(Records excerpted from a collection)
········

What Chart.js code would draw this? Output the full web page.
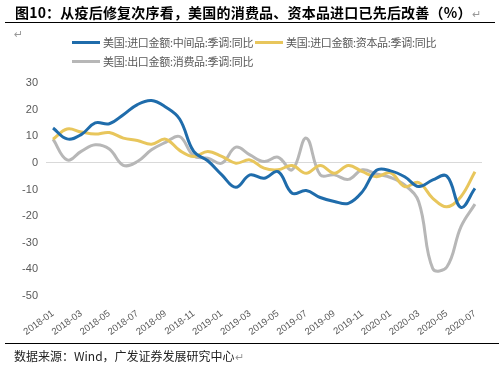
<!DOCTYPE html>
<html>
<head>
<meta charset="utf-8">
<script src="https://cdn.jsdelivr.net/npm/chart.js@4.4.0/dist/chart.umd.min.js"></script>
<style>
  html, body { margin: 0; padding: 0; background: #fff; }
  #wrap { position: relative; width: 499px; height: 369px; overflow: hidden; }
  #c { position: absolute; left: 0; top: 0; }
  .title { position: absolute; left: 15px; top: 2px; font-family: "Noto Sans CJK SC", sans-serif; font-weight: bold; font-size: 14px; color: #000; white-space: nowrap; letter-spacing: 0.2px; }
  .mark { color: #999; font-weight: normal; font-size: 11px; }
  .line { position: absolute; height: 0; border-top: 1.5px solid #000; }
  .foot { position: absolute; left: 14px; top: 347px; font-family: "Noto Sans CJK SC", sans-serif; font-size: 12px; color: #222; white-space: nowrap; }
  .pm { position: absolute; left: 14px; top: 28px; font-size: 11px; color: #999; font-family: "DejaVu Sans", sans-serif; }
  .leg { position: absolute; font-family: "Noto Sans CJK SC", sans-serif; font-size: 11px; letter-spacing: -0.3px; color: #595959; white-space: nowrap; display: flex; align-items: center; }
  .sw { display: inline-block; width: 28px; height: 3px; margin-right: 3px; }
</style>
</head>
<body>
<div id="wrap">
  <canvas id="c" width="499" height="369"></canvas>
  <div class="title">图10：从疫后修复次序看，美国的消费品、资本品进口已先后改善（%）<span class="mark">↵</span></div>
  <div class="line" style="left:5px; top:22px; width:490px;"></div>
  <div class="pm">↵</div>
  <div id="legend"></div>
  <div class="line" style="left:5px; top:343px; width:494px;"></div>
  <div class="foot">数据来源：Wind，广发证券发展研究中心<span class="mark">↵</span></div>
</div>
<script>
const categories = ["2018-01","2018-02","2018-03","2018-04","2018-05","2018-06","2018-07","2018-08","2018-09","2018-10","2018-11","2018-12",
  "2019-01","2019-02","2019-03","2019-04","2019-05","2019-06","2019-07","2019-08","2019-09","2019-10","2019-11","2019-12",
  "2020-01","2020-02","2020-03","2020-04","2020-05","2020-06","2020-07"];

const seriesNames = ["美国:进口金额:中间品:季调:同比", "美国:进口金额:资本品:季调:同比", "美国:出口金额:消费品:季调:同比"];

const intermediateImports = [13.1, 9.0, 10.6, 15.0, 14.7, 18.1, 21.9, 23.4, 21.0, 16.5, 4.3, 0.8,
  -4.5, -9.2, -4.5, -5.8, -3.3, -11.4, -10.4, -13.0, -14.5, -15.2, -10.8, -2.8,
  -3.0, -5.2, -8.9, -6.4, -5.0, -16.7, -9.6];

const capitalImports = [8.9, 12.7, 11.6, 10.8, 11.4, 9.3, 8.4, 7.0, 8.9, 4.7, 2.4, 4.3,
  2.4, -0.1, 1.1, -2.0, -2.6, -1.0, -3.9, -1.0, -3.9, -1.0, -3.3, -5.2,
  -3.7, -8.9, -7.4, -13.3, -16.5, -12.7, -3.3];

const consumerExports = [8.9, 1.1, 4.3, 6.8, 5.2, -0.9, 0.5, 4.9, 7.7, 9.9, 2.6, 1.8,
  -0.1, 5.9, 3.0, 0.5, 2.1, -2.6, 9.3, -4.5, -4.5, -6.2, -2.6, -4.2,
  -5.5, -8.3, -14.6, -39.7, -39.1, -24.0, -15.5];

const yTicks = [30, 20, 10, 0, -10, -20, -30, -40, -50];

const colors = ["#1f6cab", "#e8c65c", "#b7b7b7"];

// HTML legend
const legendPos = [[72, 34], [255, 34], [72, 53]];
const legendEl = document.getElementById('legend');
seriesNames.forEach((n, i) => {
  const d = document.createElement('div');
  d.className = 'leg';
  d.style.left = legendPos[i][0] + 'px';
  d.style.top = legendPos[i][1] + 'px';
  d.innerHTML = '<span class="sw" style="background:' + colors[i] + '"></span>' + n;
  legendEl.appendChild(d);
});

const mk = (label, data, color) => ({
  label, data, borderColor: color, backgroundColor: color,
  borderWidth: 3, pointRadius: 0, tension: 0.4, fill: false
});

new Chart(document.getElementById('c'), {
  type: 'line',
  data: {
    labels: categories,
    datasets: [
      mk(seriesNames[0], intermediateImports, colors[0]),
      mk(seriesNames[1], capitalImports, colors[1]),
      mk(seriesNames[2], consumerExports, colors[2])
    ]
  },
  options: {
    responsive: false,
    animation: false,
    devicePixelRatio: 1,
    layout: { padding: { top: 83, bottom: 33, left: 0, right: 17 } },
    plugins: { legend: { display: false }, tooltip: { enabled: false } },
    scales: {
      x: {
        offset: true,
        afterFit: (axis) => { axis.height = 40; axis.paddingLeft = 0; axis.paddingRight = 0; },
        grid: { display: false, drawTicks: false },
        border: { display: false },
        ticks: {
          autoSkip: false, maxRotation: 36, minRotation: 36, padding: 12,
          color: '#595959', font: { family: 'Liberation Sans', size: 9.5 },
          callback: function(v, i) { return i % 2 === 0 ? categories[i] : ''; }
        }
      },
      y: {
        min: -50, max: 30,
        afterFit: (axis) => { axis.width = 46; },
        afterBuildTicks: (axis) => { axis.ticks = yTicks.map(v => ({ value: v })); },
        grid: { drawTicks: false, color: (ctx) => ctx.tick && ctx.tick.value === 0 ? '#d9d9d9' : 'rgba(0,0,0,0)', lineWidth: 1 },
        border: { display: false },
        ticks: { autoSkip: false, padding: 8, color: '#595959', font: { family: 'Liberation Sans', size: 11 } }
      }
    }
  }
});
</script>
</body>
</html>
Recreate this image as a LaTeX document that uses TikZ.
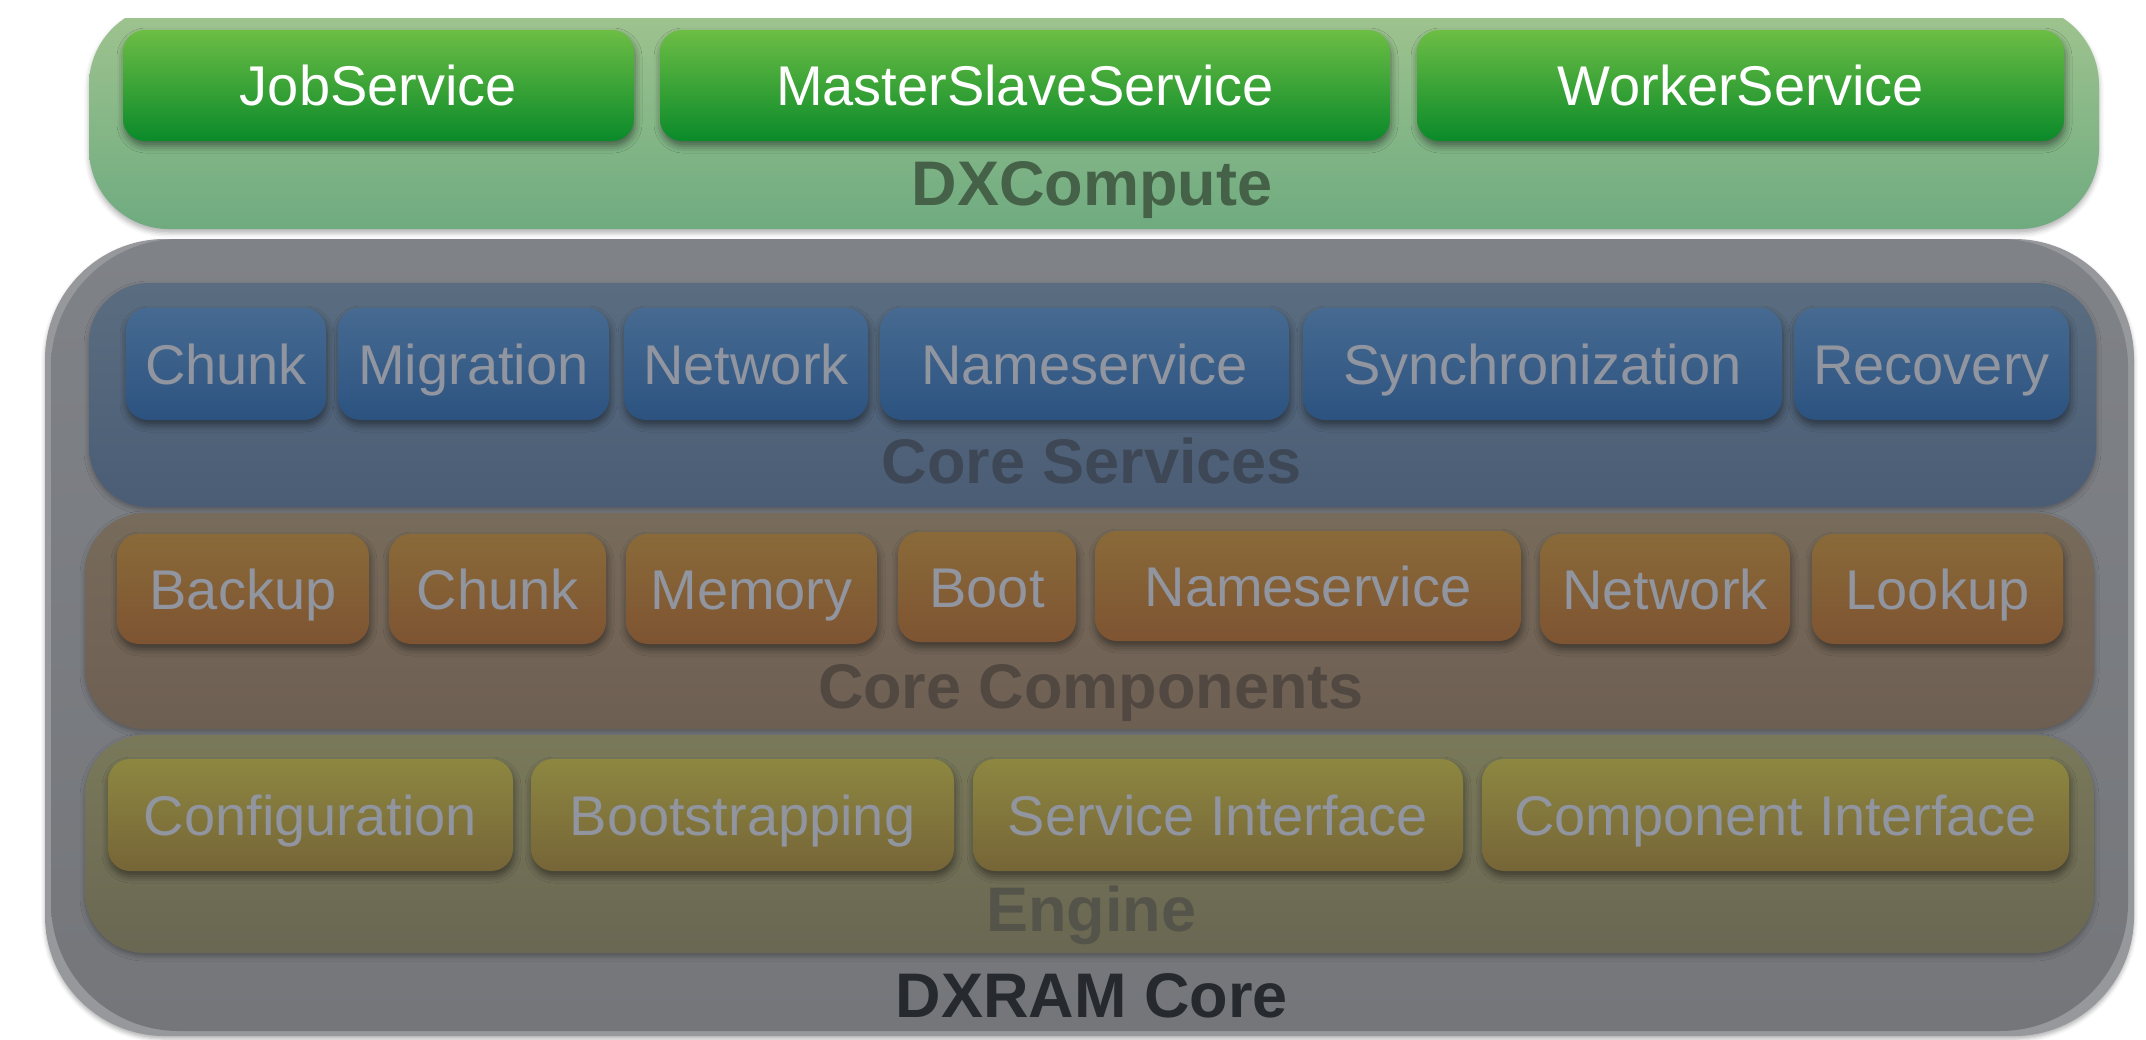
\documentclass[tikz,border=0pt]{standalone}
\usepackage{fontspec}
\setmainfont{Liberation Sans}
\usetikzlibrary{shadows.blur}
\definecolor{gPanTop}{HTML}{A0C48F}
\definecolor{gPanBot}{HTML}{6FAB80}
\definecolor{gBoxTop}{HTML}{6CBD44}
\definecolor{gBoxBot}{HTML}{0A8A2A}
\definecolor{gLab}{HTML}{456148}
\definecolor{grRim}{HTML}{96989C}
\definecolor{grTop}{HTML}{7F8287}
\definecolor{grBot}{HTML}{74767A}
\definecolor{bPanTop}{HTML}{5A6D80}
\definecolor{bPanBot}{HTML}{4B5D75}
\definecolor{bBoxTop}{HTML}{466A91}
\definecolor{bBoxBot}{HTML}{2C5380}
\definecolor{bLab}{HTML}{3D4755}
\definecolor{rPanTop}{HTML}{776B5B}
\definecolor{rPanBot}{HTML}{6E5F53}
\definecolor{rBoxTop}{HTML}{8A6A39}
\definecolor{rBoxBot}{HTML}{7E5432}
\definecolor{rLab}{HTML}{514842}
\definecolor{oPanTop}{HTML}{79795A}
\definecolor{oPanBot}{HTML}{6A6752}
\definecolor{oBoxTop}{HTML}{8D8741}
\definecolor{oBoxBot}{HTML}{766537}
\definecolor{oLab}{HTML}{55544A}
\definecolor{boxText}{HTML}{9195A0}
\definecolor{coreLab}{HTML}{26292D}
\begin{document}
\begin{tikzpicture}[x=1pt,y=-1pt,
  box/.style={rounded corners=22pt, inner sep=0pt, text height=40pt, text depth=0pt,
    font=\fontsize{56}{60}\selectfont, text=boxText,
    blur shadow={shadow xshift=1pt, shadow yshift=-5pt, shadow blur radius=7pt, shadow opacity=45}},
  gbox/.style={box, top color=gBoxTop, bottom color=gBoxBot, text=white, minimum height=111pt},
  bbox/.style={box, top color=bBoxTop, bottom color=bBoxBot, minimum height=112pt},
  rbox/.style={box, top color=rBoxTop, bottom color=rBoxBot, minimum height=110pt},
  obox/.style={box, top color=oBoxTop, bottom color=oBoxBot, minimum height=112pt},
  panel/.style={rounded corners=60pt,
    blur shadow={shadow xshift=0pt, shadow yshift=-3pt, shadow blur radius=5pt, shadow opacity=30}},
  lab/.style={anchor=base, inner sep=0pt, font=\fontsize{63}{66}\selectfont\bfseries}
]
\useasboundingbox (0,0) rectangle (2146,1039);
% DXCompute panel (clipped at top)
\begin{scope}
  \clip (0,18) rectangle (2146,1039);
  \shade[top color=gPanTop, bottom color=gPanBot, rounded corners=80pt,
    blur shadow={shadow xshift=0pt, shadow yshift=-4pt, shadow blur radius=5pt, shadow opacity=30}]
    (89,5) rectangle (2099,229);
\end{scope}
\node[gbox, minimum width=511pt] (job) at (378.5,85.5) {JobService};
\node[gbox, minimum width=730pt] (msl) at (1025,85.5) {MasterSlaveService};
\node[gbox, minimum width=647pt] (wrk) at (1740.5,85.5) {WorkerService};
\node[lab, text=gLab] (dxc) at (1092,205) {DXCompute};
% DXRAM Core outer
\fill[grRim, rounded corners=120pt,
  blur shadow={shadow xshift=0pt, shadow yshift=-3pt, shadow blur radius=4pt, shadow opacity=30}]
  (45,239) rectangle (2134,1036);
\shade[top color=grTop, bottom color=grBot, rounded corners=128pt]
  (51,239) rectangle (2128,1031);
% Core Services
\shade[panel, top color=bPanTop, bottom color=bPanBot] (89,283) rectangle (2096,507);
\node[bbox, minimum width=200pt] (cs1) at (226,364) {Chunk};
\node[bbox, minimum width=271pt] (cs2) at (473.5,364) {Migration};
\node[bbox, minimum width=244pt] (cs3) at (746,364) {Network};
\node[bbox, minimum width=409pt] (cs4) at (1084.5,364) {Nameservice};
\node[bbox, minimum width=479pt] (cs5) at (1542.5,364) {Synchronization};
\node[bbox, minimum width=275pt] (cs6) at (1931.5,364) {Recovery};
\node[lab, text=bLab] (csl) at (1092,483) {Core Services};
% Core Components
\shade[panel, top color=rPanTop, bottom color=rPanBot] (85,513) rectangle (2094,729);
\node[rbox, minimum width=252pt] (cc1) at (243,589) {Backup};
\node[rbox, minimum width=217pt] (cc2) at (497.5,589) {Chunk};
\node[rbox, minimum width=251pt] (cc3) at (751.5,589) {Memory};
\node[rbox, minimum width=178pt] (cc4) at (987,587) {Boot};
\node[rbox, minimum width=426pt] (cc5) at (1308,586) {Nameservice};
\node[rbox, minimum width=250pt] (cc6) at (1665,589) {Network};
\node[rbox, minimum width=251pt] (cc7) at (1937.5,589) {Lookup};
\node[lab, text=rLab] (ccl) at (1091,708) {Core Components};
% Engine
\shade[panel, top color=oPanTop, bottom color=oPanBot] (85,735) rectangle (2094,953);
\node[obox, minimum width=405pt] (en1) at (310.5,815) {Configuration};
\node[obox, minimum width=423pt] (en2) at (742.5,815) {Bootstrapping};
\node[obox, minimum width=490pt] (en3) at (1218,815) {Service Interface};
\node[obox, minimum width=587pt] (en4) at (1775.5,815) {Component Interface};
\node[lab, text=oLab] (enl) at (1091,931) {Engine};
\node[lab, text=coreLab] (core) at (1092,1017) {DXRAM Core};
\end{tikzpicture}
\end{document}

········

**Task to carry out:** Above are the records. Copy every line in them holding "this".

**The completed task:**
What Chart.js code would draw this? Output the full web page.
Recreate this image as a LaTeX document that uses TikZ.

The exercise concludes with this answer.